The Raspberry Pi is a different animal. It isn’t sold as a low-level system. You can use it that way, but that is not how it is intended to be used. It is sold as a System On a Board (SOB) that runs a modern (Linux, Android) operating system.
This is where things get strange. When we are working with modern PCs, they have known hardware. We boot the computer, run the OS, the OS has drivers to talk to the hardware. Everything just works.
This is possible because PC’s have a Basic Input Output System (BIOS). This is a low-level set of routines that are there to allow accessing certain parts of the hardware with a standard Application Protocol Interface (API).
Since every BIOS has the same API, OS vendors can use the BIOS to load enough of their software to continue booting. The hardware is attached in known ways. The hardware vendor supplies the drivers for their hardware. Linux people write their drivers if needed.
So consider that SOB. It has a serial port. The serial port is controlled by a standard UART. That UART is programmed in a standard way. They are all the same.
In order for that UART to work, the software needs to know where the UART is located in memory (or on the I/O bus). In addition, the pins that the UART uses have to be configured for the UART. Most UART’s use standard pins on the GPIO header. The pins that the UART uses can be used in different modes for different things.
The problem comes from that address being different in every SOB or SOC. A board could have one, two, or more GPIO driver chips. It all depends on the designer.
The developers overcome this issue with what is called a “Device Tree”.
The device tree is a parsable description of devices and their locations in memory or on the I/O bus.
The board I purchased doesn’t have a supported modern OS. The only OS that I could get to boot was released in 2016. The OS is not really supported anymore. The board itself was flaky. It would randomly reboot, or just power off.

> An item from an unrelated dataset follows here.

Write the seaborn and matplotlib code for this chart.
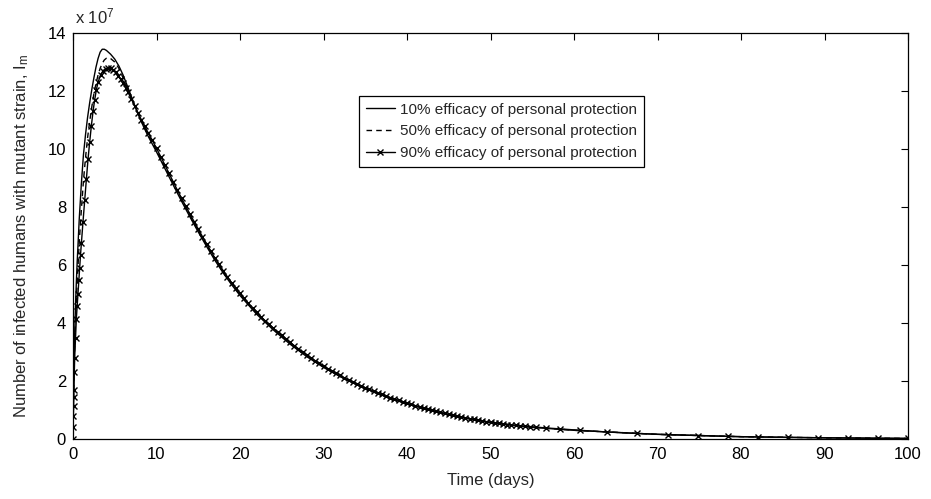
import numpy as np
import pandas as pd
import matplotlib
matplotlib.use('Agg')
import matplotlib.pyplot as plt
import seaborn as sns

# values in units of 1e7
days_10 = [0, 0.1, 0.2, 0.3, 0.4, 0.5, 0.75, 1.0, 1.25, 1.5, 1.75, 2.0, 2.25, 2.5, 2.75,
           3.0, 3.25, 3.5, 3.75, 4.0, 4.5, 5.0, 5.5, 6.0, 6.5, 7.0, 7.5, 8.0, 8.5, 9.0,
           10, 11, 12, 13, 14, 15, 16, 17, 18, 19, 20, 22, 24, 26, 28, 30, 32, 34, 36,
           38, 40, 43, 46, 50, 55, 60, 65, 70, 75, 80, 85, 90, 95, 100]
im_10 = [0, 2.2, 3.6, 4.6, 5.4, 6.1, 7.6, 8.8, 9.8, 10.5, 11.1, 11.6, 12.05, 12.45, 12.82,
         13.12, 13.34, 13.44, 13.44, 13.4, 13.27, 13.1, 12.86, 12.55, 12.18, 11.8, 11.42,
         11.06, 10.74, 10.44, 9.9, 9.33, 8.76, 8.2, 7.66, 7.14, 6.64, 6.16, 5.72, 5.32,
         4.95, 4.3, 3.76, 3.27, 2.84, 2.47, 2.15, 1.87, 1.62, 1.4, 1.21, 0.97, 0.77, 0.56,
         0.4, 0.3, 0.23, 0.16, 0.12, 0.08, 0.06, 0.04, 0.03, 0.02]

days_50 = [0, 0.1, 0.2, 0.3, 0.4, 0.5, 0.75, 1.0, 1.25, 1.5, 1.75, 2.0, 2.25, 2.5, 2.75,
           3.0, 3.25, 3.5, 3.75, 4.0, 4.25, 4.5, 5.0, 5.5, 6.0, 6.5, 7.0, 7.5, 8.0, 8.5,
           9.0, 10, 11, 12, 13, 14, 15, 16, 17, 18, 19, 20, 22, 24, 26, 28, 30, 32, 34,
           36, 38, 40, 43, 46, 50, 55, 60, 65, 70, 75, 80, 85, 90, 95, 100]
im_50 = [0, 1.9, 3.2, 4.1, 4.8, 5.4, 6.8, 7.9, 8.9, 9.7, 10.4, 10.95, 11.45, 11.9, 12.25,
         12.55, 12.78, 12.95, 13.07, 13.13, 13.15, 13.12, 13.0, 12.78, 12.45, 12.1, 11.74,
         11.4, 11.08, 10.78, 10.5, 9.96, 9.4, 8.82, 8.25, 7.71, 7.19, 6.69, 6.2, 5.76,
         5.35, 4.98, 4.33, 3.78, 3.29, 2.86, 2.49, 2.16, 1.88, 1.62, 1.41, 1.22, 0.98,
         0.78, 0.57, 0.41, 0.3, 0.23, 0.16, 0.12, 0.08, 0.06, 0.04, 0.03, 0.02]

days_90 = [0, 0.02, 0.04, 0.06, 0.08, 0.1, 0.15, 0.2, 0.3, 0.4, 0.5, 0.6, 0.7, 0.8, 0.9,
           1.0, 1.2, 1.4, 1.6, 1.8, 2.0, 2.2, 2.4, 2.6, 2.8, 3.0, 3.3, 3.6, 3.9, 4.2, 4.5,
           4.8, 5.1, 5.4, 5.7, 6.0, 6.3, 6.6, 7.0, 7.4, 7.8, 8.2, 8.6, 9.0, 9.5,
           10.0, 10.5, 11.0, 11.5, 12.0, 12.5, 13.0, 13.5, 14.0, 14.5, 15.0, 15.5, 16.0,
           16.5, 17.0, 17.5, 18.0, 18.5, 19.0, 19.5, 20.0, 20.5, 21.0, 21.5, 22.0, 22.5,
           23.0, 23.5, 24.0, 24.5, 25.0, 25.5, 26.0, 26.5, 27.0, 27.5, 28.0, 28.5, 29.0,
           29.5, 30.0, 30.5, 31.0, 31.5, 32.0, 32.5, 33.0, 33.5, 34.0, 34.5, 35.0, 35.5,
           36.0, 36.5, 37.0, 37.5, 38.0, 38.5, 39.0, 39.5, 40.0, 40.5, 41.0, 41.5, 42.0,
           42.5, 43.0, 43.5, 44.0, 44.5, 45.0, 45.5, 46.0, 46.5, 47.0, 47.5, 48.0, 48.5,
           49.0, 49.5, 50.0, 50.5, 51.0, 51.5, 52.0, 52.5, 53.0, 53.5, 54.1, 54.7, 55.5,
           56.7, 58.3, 60.7, 64.0, 67.6, 71.2, 74.8, 78.4, 82.0, 85.6, 89.2, 92.8, 96.4, 100]
im_90 = [0, 0.4, 0.8, 1.15, 1.45, 1.7, 2.3, 2.8, 3.5, 4.15, 4.6, 5.0, 5.5, 5.9, 6.35,
         6.75, 7.5, 8.25, 8.95, 9.65, 10.25, 10.8, 11.3, 11.7, 12.05, 12.3, 12.55, 12.7,
         12.77, 12.8, 12.79, 12.74, 12.64, 12.52, 12.4, 12.26, 12.12, 11.95, 11.72, 11.48,
         11.24, 11.0, 10.78, 10.56, 10.3,
         10.02, 9.74, 9.45, 9.16, 8.87, 8.58, 8.3, 8.03, 7.76, 7.5, 7.24, 6.98, 6.73,
         6.48, 6.24, 6.02, 5.8, 5.59, 5.39, 5.2, 5.02, 4.85, 4.68, 4.52, 4.37, 4.22,
         4.08, 3.95, 3.82, 3.69, 3.57, 3.45, 3.33, 3.22, 3.11, 3.0, 2.9, 2.8, 2.7,
         2.61, 2.52, 2.43, 2.35, 2.27, 2.19, 2.11, 2.04, 1.97, 1.9, 1.83, 1.77, 1.71,
         1.65, 1.59, 1.54, 1.48, 1.43, 1.38, 1.33, 1.28, 1.24, 1.19, 1.15, 1.11, 1.07,
         1.03, 0.99, 0.95, 0.92, 0.88, 0.85, 0.82, 0.79, 0.76, 0.73, 0.7, 0.68, 0.65,
         0.63, 0.6, 0.58, 0.56, 0.54, 0.52, 0.5, 0.49, 0.47, 0.46, 0.44, 0.43, 0.41,
         0.38, 0.35, 0.3, 0.24, 0.19, 0.15, 0.12, 0.09, 0.07, 0.055, 0.045, 0.035, 0.025, 0.02]

labels = ['10% efficacy of personal protection',
          '50% efficacy of personal protection',
          '90% efficacy of personal protection']

sns.set_style('white')
plt.rcParams['font.family'] = ['Liberation Sans', 'DejaVu Sans']
plt.rcParams['mathtext.fontset'] = 'custom'
plt.rcParams['mathtext.rm'] = 'Liberation Sans'
plt.rcParams['mathtext.it'] = 'Liberation Sans'
fs = 12

fig = plt.figure(figsize=(9.31, 4.99), dpi=100)
ax = fig.add_axes([73 / 931, 60 / 499, 835 / 931, 406 / 499])

sns.lineplot(x=days_10, y=im_10, ax=ax, color='black', linewidth=1.0, label=labels[0])
sns.lineplot(x=days_50, y=im_50, ax=ax, color='black', linewidth=1.0, linestyle=(0, (4, 3)),
             label=labels[1])
# seaborn paints marker edges white by default, so force black x's
sns.lineplot(x=days_90, y=im_90, ax=ax, color='black', linewidth=1.0, marker='x',
             markersize=3.8, markeredgewidth=1.0, markeredgecolor='black', label=labels[2])

ax.set_xlim(0, 100)
ax.set_ylim(0, 14)
ax.set_xticks(range(0, 101, 10))
ax.set_yticks(range(0, 15, 2))
ax.tick_params(direction='in', length=5, width=0.8, top=True, right=True,
               labelsize=fs, colors='black')
ax.tick_params(axis='x', pad=6)
ax.tick_params(axis='y', pad=5)
for s in ax.spines.values():
    s.set_color('black')
    s.set_linewidth(0.9)

ax.set_xlabel('Time (days)', fontsize=fs, labelpad=8)
ax.set_ylabel('Number of infected humans with mutant strain, I$_\\mathrm{m}$', fontsize=fs,
              labelpad=12)
ax.text(0.002, 1.016, 'x 10$^7$', transform=ax.transAxes, ha='left', va='bottom',
        fontsize=fs)

leg = ax.legend(loc='upper left', bbox_to_anchor=(0.3425, 0.845), borderaxespad=0,
                fancybox=False, edgecolor='black', framealpha=1, fontsize=11,
                handlelength=1.9, handletextpad=0.33, labelspacing=0.5, borderpad=0.45)
leg.get_frame().set_linewidth(0.9)

plt.savefig('out.png', dpi=100)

The “modern” OS that should have worked didn’t even complete the boot.
In discussions with a community support person, we decided that there was hardware that was not being properly initialized in the kernel. I.e., we had a bad Device Tree.

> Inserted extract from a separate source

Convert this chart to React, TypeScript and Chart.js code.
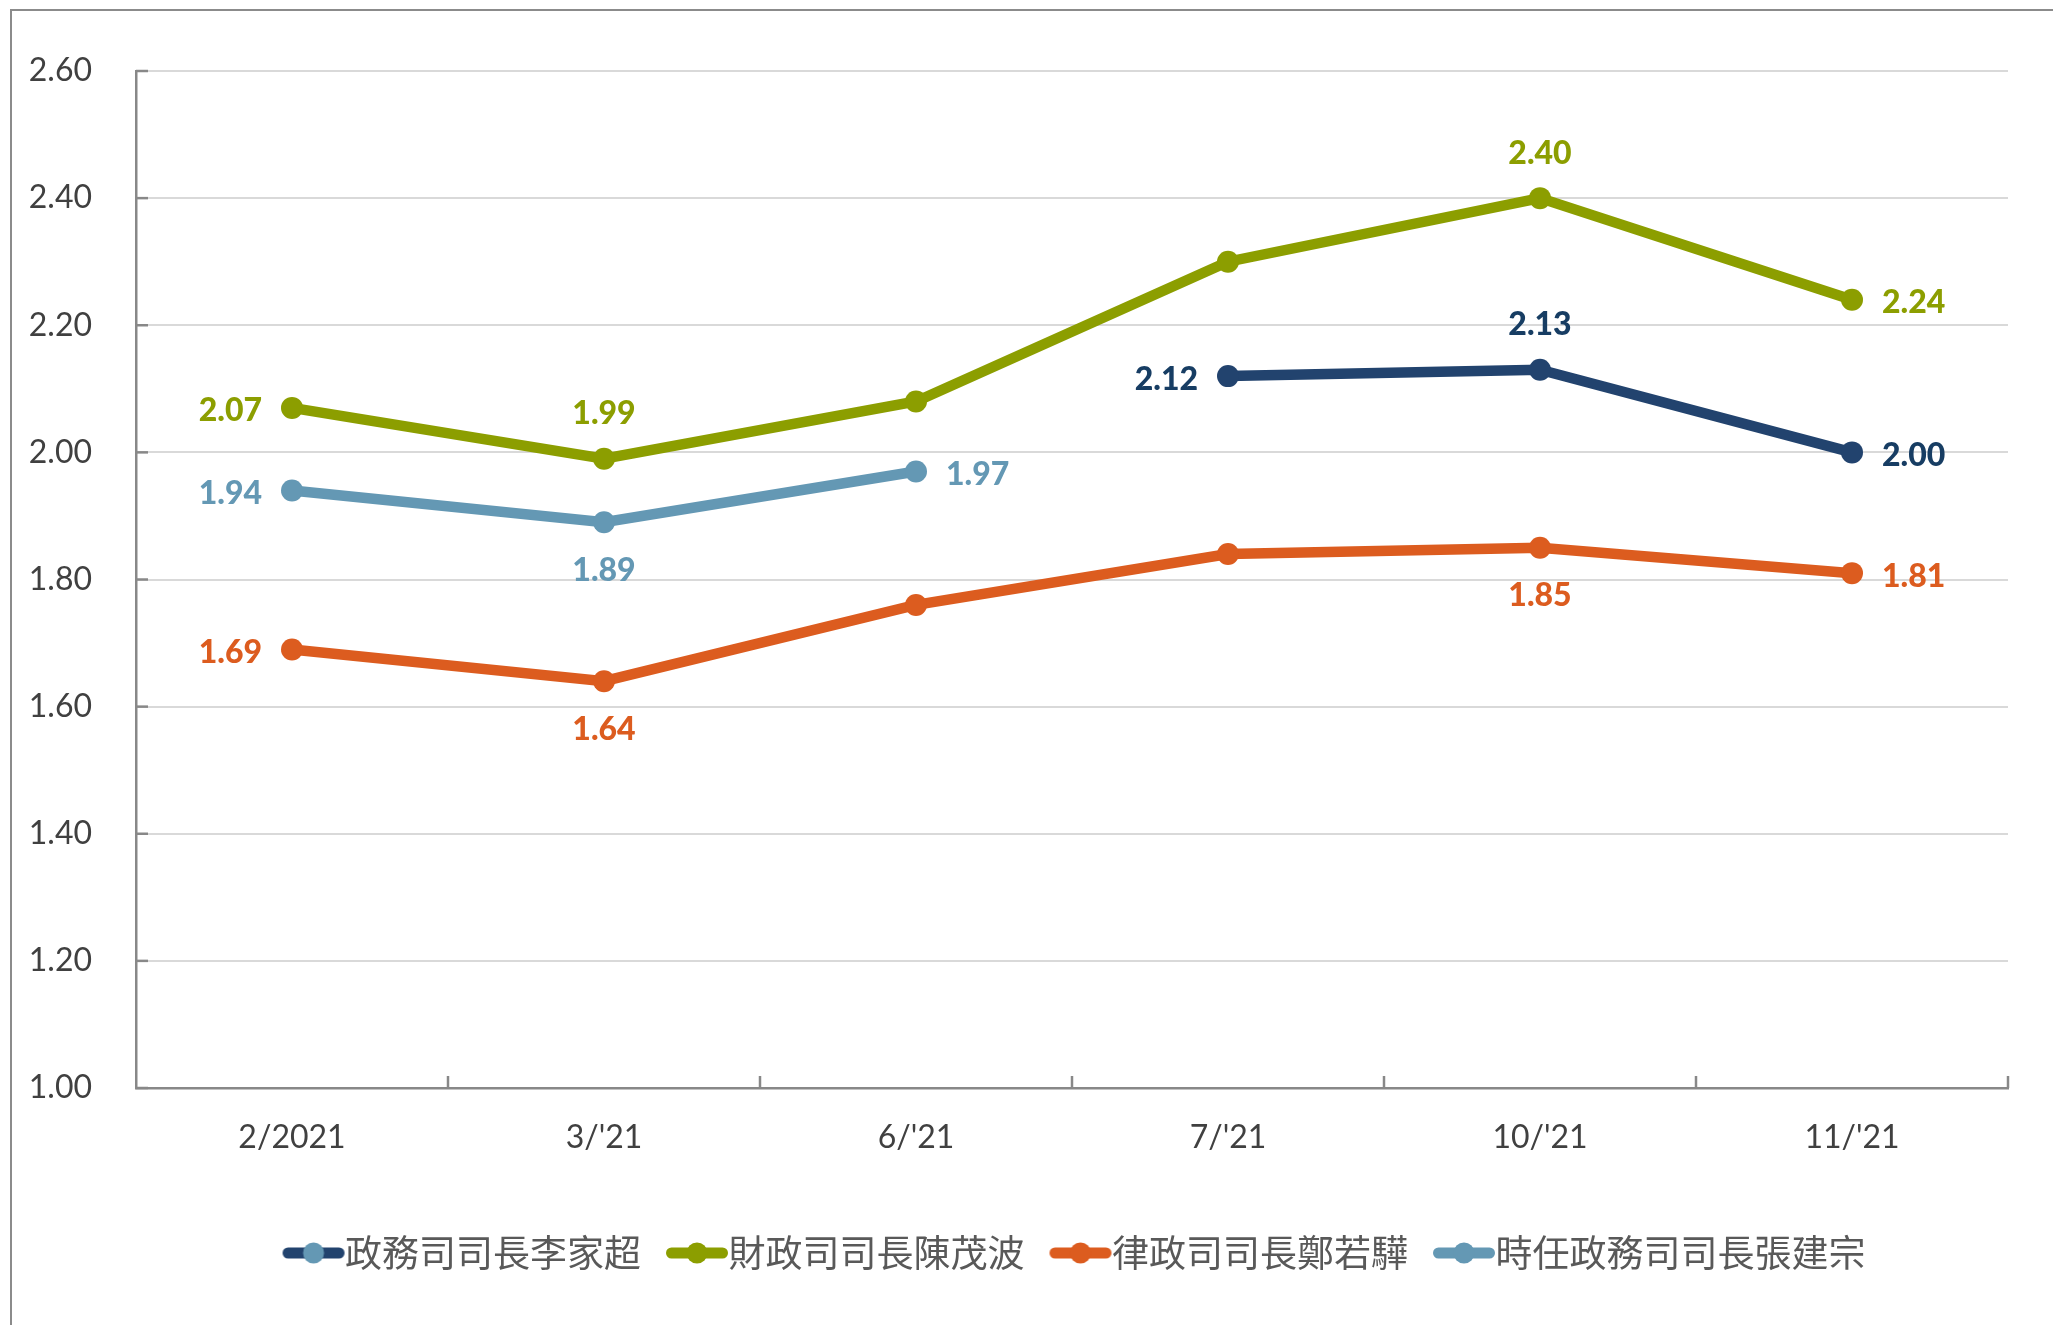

The replacement Banana Pi doesn’t have a supported modern OS. It is fully supported by Arabian, which is a supported, modern OS.
When I first booted the system, it just worked. I was thrilled. It has continued to work properly.
Then I plugged the GPS in. I could see it blinking. This indicates that it has a lock and the PPS signal is being sent.
But I can’t get any input on the serial ports.
It turns out that the default device tree doesn’t activate that UART. Once I figured that out, I had to find an overlay to the device tree to turn on the UART.
That was a pain, but it happened.
Working serial, no PPS.
With the tools on hand, I could monitor the GPIO pin and see the PPS. But it wasn’t doing anything.
I loaded the correct kernel modules, still no PPS.
My Google Foo suggested that the device tree entry for PPS was missing.
Yep, there was no PPS overlay.
The Linux kernel documentation describes the Device Tree. But no real examples, and nothing fully commented.
By comparing multiple sources, I finally was able to create a device tree overlay for PPS. I need to figure out how to return that DTD to the community. The problem is, I don’t know what the hell I did. I made it work. I think I know what was done. Nonetheless, it was truly a case of looking at different device tree overlays and picking out the parts that seemed to match what I needed to do.
I don’t think I’ve had this much difficulty hooking up a piece of hardware since 1983, when I was attempting to attach a DEC 10 MB hard drive to a computer that wasn’t really a DEC.
The only tasks remaining is to put everything in a case and move it to its long-term home, off the top of my computer.